Sunday, August 26, 2007

Complications of Diabetes

Complications of Diabetes
Diabetes can be a very difficult illness to manage, but it’s important to control your diabetes so you can avoid serious health complications. Unfortunately, even with diligent compliance, complications do occur.
Diabetes means you body has trouble keeping the level of glucose, or sugar in your blood in a healthy range. Often, in an uncontrolled diabetic patient, blood sugar can skyrocket to life-threatening levels. But that’s not the only danger: long-term elevation of blood sugar causes damage to every organ and system in your body.
Because you may not notice symptoms of mildly elevated glucose, it’s crucial to maintain a well-controlled diet and monitor your sugar frequently. Know what circumstances can affect your body’s glucose levels. Taking new medications or having an infection can have an impact on the way your body uses insulin.
Diabetes damages your circulation, starving tiny blood vessels called the microcirculation. As a result, blood flow to the extremities, especially the feet and legs is reduced. Blood flow to the nerves is also diminished, resulting in a loss of feeling called neuropathy. Since these problems occur so slowly, patients often don’t notice until they are advanced. Some of the other organs that sustain the most damage are the kidneys and the eyes. Blindness and kidney failure requiring dialysis are frequent complications in diabetes.

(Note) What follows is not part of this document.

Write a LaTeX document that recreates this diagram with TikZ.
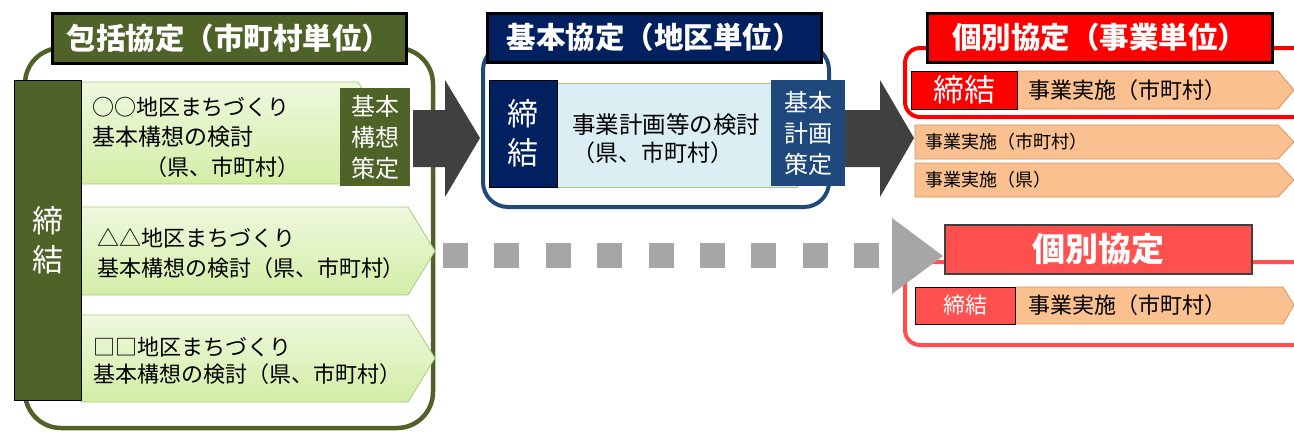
\documentclass[tikz,border=0pt]{standalone}
\usepackage{fontspec}
\setmainfont{Noto Sans CJK JP}
\definecolor{cOlive}{HTML}{4F6228}
\definecolor{cNavy}{HTML}{002060}
\definecolor{cSteel}{HTML}{1F497D}
\definecolor{cRed}{HTML}{FF0000}
\definecolor{cSalmon}{HTML}{FF5050}
\definecolor{cPeach}{HTML}{FAC090}
\definecolor{cPeachEdge}{HTML}{D8955A}
\definecolor{cDark}{HTML}{404040}
\definecolor{cGray}{HTML}{A6A6A6}
\definecolor{cGreenTop}{HTML}{EEF8DE}
\definecolor{cGreenBot}{HTML}{D3EEA6}
\definecolor{cGreenEdge}{HTML}{A8CB7A}
\definecolor{cLightBlue}{HTML}{DAEEF3}
\newcommand\FTitle{\fontsize{29.5}{34}\selectfont\bfseries}
\newcommand\FBig{\fontsize{31}{39}\selectfont}
\newcommand\FBox{\fontsize{22}{28}\selectfont}
\newcommand\FSide{\fontsize{24}{31}\selectfont}
\newcommand\FSmall{\fontsize{18}{22}\selectfont}
\tikzset{
  every node/.style={inner sep=0pt, outer sep=0pt},
  titlebox/.style={draw=black, line width=3pt, text=white, font=\FTitle, anchor=north west},
  darkbox/.style={text=white, align=center, anchor=north west},
  greenbox/.style={draw=cGreenEdge, line width=0.8pt, top color=cGreenTop, bottom color=cGreenBot},
  peachbox/.style={draw=cPeachEdge, line width=0.8pt, fill=cPeach},
  boxtext/.style={anchor=west, font=\FBox},
  bigarrow/.style={fill=cDark},
  frame/.style={line width=4.5pt}
}
\begin{document}
\begin{tikzpicture}[x=1pt,y=-1pt]
\useasboundingbox (0,0) rectangle (1294,432);

% ---------- left: 包括協定 ----------
\draw[frame, cOlive, rounded corners=36pt] (25,48) rectangle (433,428);
\draw[greenbox] (81,82) -- (358,82) -- (390,133) -- (358,184) -- (81,184) -- cycle;
\draw[greenbox] (81,207) -- (408,207) -- (435,251) -- (408,295) -- (81,295) -- cycle;
\draw[greenbox] (81,315) -- (408,315) -- (435,358) -- (408,402) -- (81,402) -- cycle;
\node[darkbox, draw=black, line width=1pt, fill=cOlive, minimum width=67pt, minimum height=320pt, font=\FBig] (tk1) at (14,80) {締\\結};
\node[boxtext] (b1a) at (92,107) {○○地区まちづくり};
\node[boxtext, font=\fontsize{23}{28}\selectfont] (b1b) at (92,137) {基本構想の検討};
\node[boxtext] (b1c) at (145,167) {（県、市町村）};
\node[boxtext] (b2a) at (97,238) {△△地区まちづくり};
\node[boxtext] (b2b) at (97,268) {基本構想の検討（県、市町村）};
\node[boxtext] (b3a) at (93,347) {□□地区まちづくり};
\node[boxtext] (b3b) at (93,374) {基本構想の検討（県、市町村）};
\node[darkbox, fill=cOlive, minimum width=70pt, minimum height=98pt, font=\FSide] (kk) at (340,88) {基本\\構想\\策定};
\node[titlebox, fill=cOlive, minimum width=354pt, minimum height=50pt] (t1) at (52,13) {包括協定（市町村単位）};

% arrow 1
\fill[bigarrow] (413,110) -- (445,110) -- (445,80) -- (480,138) -- (445,197) -- (445,167) -- (413,167) -- cycle;

% ---------- middle: 基本協定 ----------
\draw[frame, cSteel, line width=4pt, rounded corners=25pt] (483,45) rectangle (829,207);
\node[anchor=north west, draw=cGreenEdge, line width=0.8pt, fill=cLightBlue, minimum width=240pt, minimum height=104pt] (lb) at (557,83) {};
\node[boxtext, font=\fontsize{23.5}{28}\selectfont] (lba) at (572,125) {事業計画等の検討};
\node[boxtext, font=\fontsize{23}{28}\selectfont] (lbb) at (572,153) {（県、市町村）};
\node[darkbox, draw=black, line width=1pt, fill=cNavy, minimum width=68pt, minimum height=107pt, font=\FBig] (tk2) at (489,80) {締\\結};
\node[darkbox, fill=cSteel, minimum width=74pt, minimum height=106pt, font=\FSide] (kp) at (771,80) {基本\\計画\\策定};
\node[titlebox, fill=cNavy, minimum width=334pt, minimum height=49pt] (t2) at (487,13) {基本協定（地区単位）};

% arrow 2
\fill[bigarrow] (845,110) -- (880,110) -- (880,80) -- (914,138) -- (880,197) -- (880,167) -- (845,167) -- cycle;

% ---------- right top: 個別協定(事業単位) ----------
\draw[frame, cRed, line width=4pt, rounded corners=15pt] (905,48) rectangle (1330,117);
\node[titlebox, fill=cRed, minimum width=345pt, minimum height=49pt] (t3) at (927,13) {個別協定（事業単位）};
\draw[peachbox] (1017,71) -- (1278,71) -- (1294,90) -- (1278,109) -- (1017,109) -- cycle;
\node[darkbox, draw=black, line width=1pt, fill=cRed, minimum width=106pt, minimum height=38pt, font=\FBig] (tk3) at (911,71) {締結};
\node[boxtext] (p1) at (1028,90) {事業実施（市町村）};
\draw[peachbox] (915,125) -- (1278,125) -- (1294,142) -- (1278,159) -- (915,159) -- cycle;
\node[boxtext, font=\FSmall] (p2) at (925,142) {事業実施（市町村）};
\draw[peachbox] (915,163) -- (1278,163) -- (1294,180) -- (1278,197) -- (915,197) -- cycle;
\node[boxtext, font=\FSmall] (p3) at (925,180) {事業実施（県）};

% ---------- dotted arrow ----------
\foreach \i in {0,...,8} \fill[cGray] ({443+51.4*\i},243) rectangle +(25,25);

% ---------- right bottom: 個別協定 ----------
\draw[frame, cSalmon, line width=4pt, rounded corners=15pt] (905,262) rectangle (1330,345);
\fill[cGray] (892,218) -- (943,256) -- (892,294) -- cycle;
\node[titlebox, draw=cDark, line width=2pt, fill=cSalmon, minimum width=307pt, minimum height=49pt, font=\fontsize{33}{38}\selectfont\bfseries] (t4) at (945,225) {個別協定};
\draw[peachbox] (1015,287) -- (1283,287) -- (1294,305) -- (1283,324) -- (1015,324) -- cycle;
\node[darkbox, draw=black, line width=1pt, fill=cSalmon, minimum width=100pt, minimum height=37pt, font=\fontsize{22}{28}\selectfont] (tk4) at (915,287) {締結};
\node[boxtext] (p4) at (1028,305) {事業実施（市町村）};
\end{tikzpicture}
\end{document}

As a result of poor circulation and neuropathy, people with diabetes are especially vulnerable to infections. And once they develop, the compromised circulation is far less capable of fighting off infection. For this reason, it is important for people with diabetes to see their primary care doctor regularly and make sure to see specialists like podiatrists, dentist and ophthalmologists at least one a year. Your medical team can also help you find resources for complying with your medication schedule and diet, weight control and emotional support.